The separate statement questions the State Bar’s decision to give “little weight” to Liebb’s more than three decades of rehabilitation in prison. Noting that, in the 20 years since the court addressed a similar issue, legislation has “ameliorated the collateral consequences of a criminal conviction” (such as allowing former inmates to serve on juries), Justice Liu says he would grant review “to consider when the legal profession may also afford second chances to formerly incarcerated individuals with compelling records of rehabilitation in custody.” He explains that Liebb’s “past misconduct was as egregious as his subsequent redemption has been remarkable.”
Recorded votes to grant review are not unusual, but a separate statement to explain the disagreement is. In 2015, Justice Liu revived a long-dormant practice of issuing a separate statement upon the court’s denial of review, and he has done so on several occasions since then. (See most recently here.)
This separate statement again raises the question of its accessibility to the public. The statement is on the Supreme Court’s online docket and it might appear in computer research databases following the Review Department’s decision, but it is unlikely to ever make its way into the official reports. It will probably be even less accessible than a separate statement after the denial of review of an unpublished Court of Appeal opinion; at least those opinions are re-posted on the court’s website with the separate statement appended. Publishing all separate statements in the Supreme Court’s official reports would be a better practice.

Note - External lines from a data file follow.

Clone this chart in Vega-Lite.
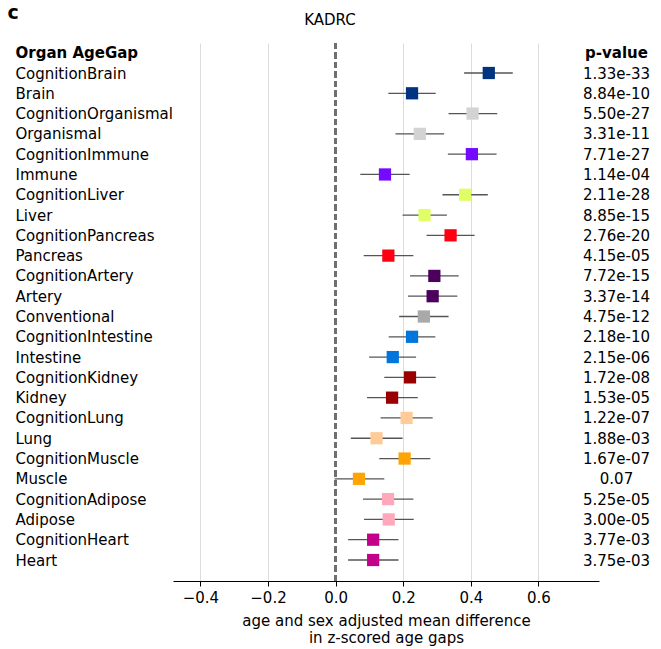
{
  "$schema": "https://vega.github.io/schema/vega-lite/v6.json",
  "width": 426,
  "height": 538,
  "autosize": {"type": "none"},
  "padding": {"left": 173, "top": 43, "right": 62, "bottom": 68},
  "config": {
    "font": "DejaVu Sans",
    "view": {"stroke": null},
    "axis": {"labelColor": "black", "titleColor": "black", "labelFontSize": 15, "titleFontSize": 15}
  },
  "title": {"text": "KADRC", "fontSize": 15, "fontWeight": "normal", "color": "black", "anchor": "middle", "frame": "group", "dx": -56, "offset": -25},
  "data": {
    "values": [
      {"label": "CognitionBrain", "organ": "Brain", "est": 0.453, "lo": 0.380, "hi": 0.524, "p": "1.33e-33"},
      {"label": "Brain", "organ": "Brain", "est": 0.226, "lo": 0.156, "hi": 0.296, "p": "8.84e-10"},
      {"label": "CognitionOrganismal", "organ": "Organismal", "est": 0.405, "lo": 0.334, "hi": 0.478, "p": "5.50e-27"},
      {"label": "Organismal", "organ": "Organismal", "est": 0.249, "lo": 0.177, "hi": 0.321, "p": "3.31e-11"},
      {"label": "CognitionImmune", "organ": "Immune", "est": 0.403, "lo": 0.332, "hi": 0.476, "p": "7.71e-27"},
      {"label": "Immune", "organ": "Immune", "est": 0.146, "lo": 0.073, "hi": 0.219, "p": "1.14e-04"},
      {"label": "CognitionLiver", "organ": "Liver", "est": 0.383, "lo": 0.316, "hi": 0.450, "p": "2.11e-28"},
      {"label": "Liver", "organ": "Liver", "est": 0.263, "lo": 0.198, "hi": 0.329, "p": "8.85e-15"},
      {"label": "CognitionPancreas", "organ": "Pancreas", "est": 0.340, "lo": 0.269, "hi": 0.411, "p": "2.76e-20"},
      {"label": "Pancreas", "organ": "Pancreas", "est": 0.156, "lo": 0.083, "hi": 0.230, "p": "4.15e-05"},
      {"label": "CognitionArtery", "organ": "Artery", "est": 0.292, "lo": 0.220, "hi": 0.364, "p": "7.72e-15"},
      {"label": "Artery", "organ": "Artery", "est": 0.287, "lo": 0.214, "hi": 0.360, "p": "3.37e-14"},
      {"label": "Conventional", "organ": "Conventional", "est": 0.261, "lo": 0.188, "hi": 0.334, "p": "4.75e-12"},
      {"label": "CognitionIntestine", "organ": "Intestine", "est": 0.226, "lo": 0.157, "hi": 0.295, "p": "2.18e-10"},
      {"label": "Intestine", "organ": "Intestine", "est": 0.169, "lo": 0.099, "hi": 0.238, "p": "2.15e-06"},
      {"label": "CognitionKidney", "organ": "Kidney", "est": 0.220, "lo": 0.144, "hi": 0.296, "p": "1.72e-08"},
      {"label": "Kidney", "organ": "Kidney", "est": 0.167, "lo": 0.093, "hi": 0.243, "p": "1.53e-05"},
      {"label": "CognitionLung", "organ": "Lung", "est": 0.210, "lo": 0.133, "hi": 0.287, "p": "1.22e-07"},
      {"label": "Lung", "organ": "Lung", "est": 0.121, "lo": 0.045, "hi": 0.198, "p": "1.88e-03"},
      {"label": "CognitionMuscle", "organ": "Muscle", "est": 0.204, "lo": 0.129, "hi": 0.280, "p": "1.67e-07"},
      {"label": "Muscle", "organ": "Muscle", "est": 0.069, "lo": -0.003, "hi": 0.144, "p": "0.07"},
      {"label": "CognitionAdipose", "organ": "Adipose", "est": 0.155, "lo": 0.081, "hi": 0.230, "p": "5.25e-05"},
      {"label": "Adipose", "organ": "Adipose", "est": 0.157, "lo": 0.084, "hi": 0.231, "p": "3.00e-05"},
      {"label": "CognitionHeart", "organ": "Heart", "est": 0.111, "lo": 0.037, "hi": 0.186, "p": "3.77e-03"},
      {"label": "Heart", "organ": "Heart", "est": 0.111, "lo": 0.037, "hi": 0.186, "p": "3.75e-03"}
    ]
  },
  "resolve": {"scale": {"x": "independent", "y": "independent"}, "axis": {"x": "independent", "y": "independent"}},
  "layer": [
    {
      "mark": {"type": "rule", "color": "#707070", "strokeWidth": 2, "strokeDash": [6, 3.5]},
      "encoding": {
        "x": {"datum": 0, "type": "quantitative", "scale": {"domain": [-0.481, 0.779], "nice": false, "zero": false},
          "axis": {"orient": "top", "labels": false, "ticks": false, "domain": false, "grid": true, "gridColor": "#dcdcdc", "gridWidth": 1, "values": [-0.4, -0.2, 0.2, 0.4, 0.6],
            "title": "c", "titleFontSize": 19, "titleFontWeight": "bold", "titleAlign": "left", "titleBaseline": "middle", "titleX": -166, "titleY": -31, "titleAngle": 0}}
      }
    },
    {
      "layer": [
        {
          "mark": {"type": "rule", "color": "#555555", "strokeWidth": 1.3},
          "encoding": {
            "y": {"field": "label", "type": "nominal", "sort": null, "scale": {"type": "point", "padding": 0, "range": [30, 517]}},
            "x": {"field": "lo", "type": "quantitative"},
            "x2": {"field": "hi"}
          }
        },
        {
          "mark": {"type": "point", "shape": "square", "filled": true, "size": 150, "opacity": 1},
          "encoding": {
            "y": {"field": "label", "type": "nominal", "sort": null},
            "x": {"field": "est", "type": "quantitative"},
            "color": {"field": "organ", "type": "nominal", "legend": null,
              "scale": {"domain": ["Brain", "Organismal", "Immune", "Liver", "Pancreas", "Artery", "Conventional", "Intestine", "Kidney", "Lung", "Muscle", "Adipose", "Heart"],
                "range": ["#003380", "#d3d3d3", "#740aff", "#e0ff66", "#ff0010", "#4c005c", "#a9a9a9", "#0075dc", "#990000", "#ffcc99", "#ffa405", "#ffa8bb", "#c20088"]}}
          }
        }
      ],
      "encoding": {
        "x": {"scale": {"domain": [-0.481, 0.779], "nice": false, "zero": false},
          "axis": {"orient": "bottom", "values": [-0.4, -0.2, 0, 0.2, 0.4, 0.6], "format": ".1f", "grid": false,
            "domainColor": "black", "domainWidth": 1, "tickColor": "black", "tickSize": 5, "labelPadding": 4,
            "title": ["age and sex adjusted mean difference", "in z-scored age gaps"], "titleFontWeight": "normal", "titlePadding": 8, "titleLineHeight": 17}},
        "y": {"axis": {"orient": "left", "title": "Organ AgeGap", "titleAngle": 0, "titleAlign": "left", "titleBaseline": "middle", "titleX": -158, "titleY": 9, "titleFontWeight": "bold",
          "labelAlign": "left", "labelBaseline": "middle", "labelPadding": 158, "labelLimit": 300, "ticks": false, "tickSize": 0, "domain": false, "grid": false}}
      }
    },
    {
      "mark": {"type": "point", "opacity": 0},
      "encoding": {
        "y": {"field": "p", "type": "nominal", "sort": null, "scale": {"type": "point", "padding": 0, "range": [30, 517]},
          "axis": {"orient": "right", "title": "p-value", "titleAngle": 0, "titleAlign": "center", "titleBaseline": "middle", "titleX": 17, "titleY": 9, "titleFontWeight": "bold",
            "labelAlign": "center", "labelBaseline": "middle", "labelPadding": 17, "labelLimit": 300, "ticks": false, "tickSize": 0, "domain": false, "grid": false}}
      }
    }
  ]
}
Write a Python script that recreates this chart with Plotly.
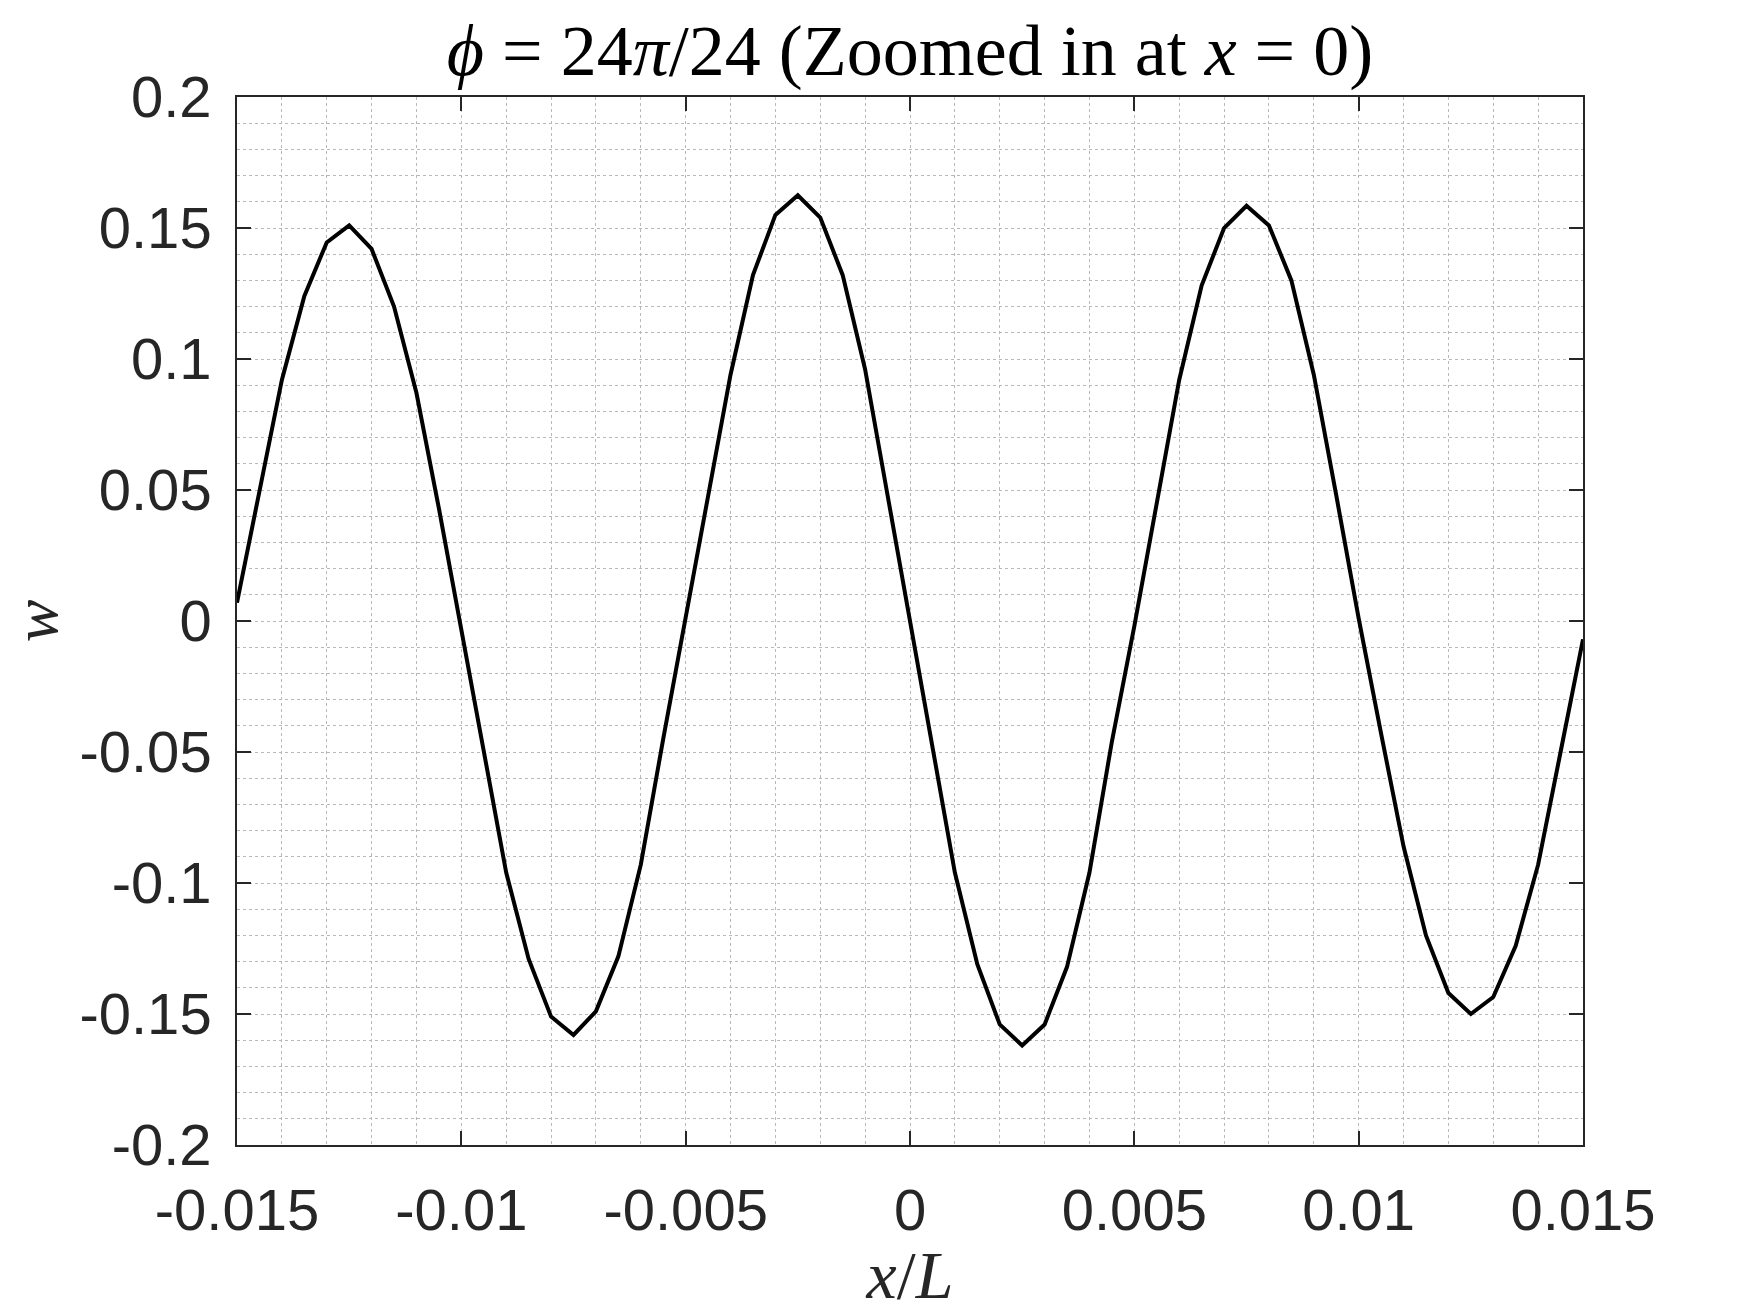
import plotly.graph_objects as go

# x/L sample positions (every 0.0005 from -0.015 to 0.015)
x_vals = [-0.0150, -0.0145, -0.0140, -0.0135, -0.0130, -0.0125, -0.0120, -0.0115, -0.0110, -0.0105,
          -0.0100, -0.0095, -0.0090, -0.0085, -0.0080, -0.0075, -0.0070, -0.0065, -0.0060, -0.0055,
          -0.0050, -0.0045, -0.0040, -0.0035, -0.0030, -0.0025, -0.0020, -0.0015, -0.0010, -0.0005,
          0.0000, 0.0005, 0.0010, 0.0015, 0.0020, 0.0025, 0.0030, 0.0035, 0.0040, 0.0045,
          0.0050, 0.0055, 0.0060, 0.0065, 0.0070, 0.0075, 0.0080, 0.0085, 0.0090, 0.0095,
          0.0100, 0.0105, 0.0110, 0.0115, 0.0120, 0.0125, 0.0130, 0.0135, 0.0140, 0.0145,
          0.0150]

w_vals = [0.007, 0.050, 0.092, 0.124, 0.1445, 0.151, 0.142, 0.120, 0.087, 0.043,
          -0.004, -0.050, -0.096, -0.129, -0.151, -0.158, -0.149, -0.128, -0.093, -0.045,
          0.001, 0.047, 0.094, 0.132, 0.155, 0.1625, 0.154, 0.132, 0.096, 0.048,
          0.000, -0.046, -0.096, -0.131, -0.154, -0.162, -0.154, -0.132, -0.096, -0.046,
          -0.002, 0.045, 0.092, 0.128, 0.150, 0.1585, 0.151, 0.130, 0.094, 0.048,
          0.001, -0.043, -0.086, -0.120, -0.142, -0.150, -0.1435, -0.124, -0.093, -0.050,
          -0.007]

x_tickvals = [-0.015, -0.01, -0.005, 0, 0.005, 0.01, 0.015]
x_ticktext = ["-0.015", "-0.01", "-0.005", "0", "0.005", "0.01", "0.015"]
y_tickvals = [-0.2, -0.15, -0.1, -0.05, 0, 0.05, 0.1, 0.15, 0.2]
y_ticktext = ["-0.2", "-0.15", "-0.1", "-0.05", "0", "0.05", "0.1", "0.15", "0.2"]

title_text = "<i>ϕ</i> = 24<i>π</i>/24 (Zoomed in at <i>x</i> = 0)"
x_title = "<i>x</i>/<i>L</i>"
y_title = "<i>w</i>"

AX = "#262626"
GRID = "#b8b8b8"
TICKFONT = dict(family="Liberation Sans, Arial, sans-serif", size=58, color=AX)
SERIF = "Liberation Serif, Times New Roman, serif"

fig = go.Figure()
fig.add_trace(go.Scatter(x=x_vals, y=w_vals, mode="lines",
                         line=dict(color="black", width=4), showlegend=False))

common = dict(
    showline=True, linecolor=AX, linewidth=1.5, mirror="allticks",
    ticks="inside", ticklen=14, tickwidth=1.5, tickcolor=AX,
    showgrid=True, gridcolor=GRID, griddash="dot", gridwidth=1.3,
    zeroline=False, tickfont=TICKFONT, automargin=False,
)

fig.update_xaxes(
    range=[-0.015, 0.015], tickmode="array", tickvals=x_tickvals, ticktext=x_ticktext,
    minor=dict(tickmode="linear", tick0=0, dtick=0.001, showgrid=True,
               gridcolor=GRID, griddash="dot", gridwidth=1.3, ticks=""),
    title=dict(text=x_title, font=dict(family=SERIF, size=68, color=AX), standoff=6),
    ticklabelstandoff=14,
    **common,
)
fig.update_yaxes(
    range=[-0.2, 0.2], tickmode="array", tickvals=y_tickvals, ticktext=y_ticktext,
    minor=dict(tickmode="linear", tick0=0, dtick=0.01, showgrid=True,
               gridcolor=GRID, griddash="dot", gridwidth=1.3, ticks=""),
    title=dict(text=y_title, font=dict(family=SERIF, size=64, color=AX), standoff=26),
    ticklabelstandoff=12,
    **common,
)

fig.update_layout(
    width=1750, height=1313,
    margin=dict(l=237, r=167, t=97, b=168),
    paper_bgcolor="white", plot_bgcolor="white",
    title=dict(text=title_text, x=0.5, xref="paper", xanchor="center",
               y=1 - 50 / 1313, yref="container", yanchor="middle",
               font=dict(family=SERIF, size=72, color="black")),
)

fig.write_html("out.html")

[March 27 update: Horvitz & Levy filed an amicus curiae letter urging the court to “grant review to revisit and disapprove the line of Supreme Court cases relied upon by the trial and review courts here for the proposition that, because prison and parole are supervised environments, a bar applicant’s character rehabilitation in prison and on parole is categorically of little weight in the good moral character determination.”
The amici were 13 individuals, including two attorneys who were formerly incarcerated.]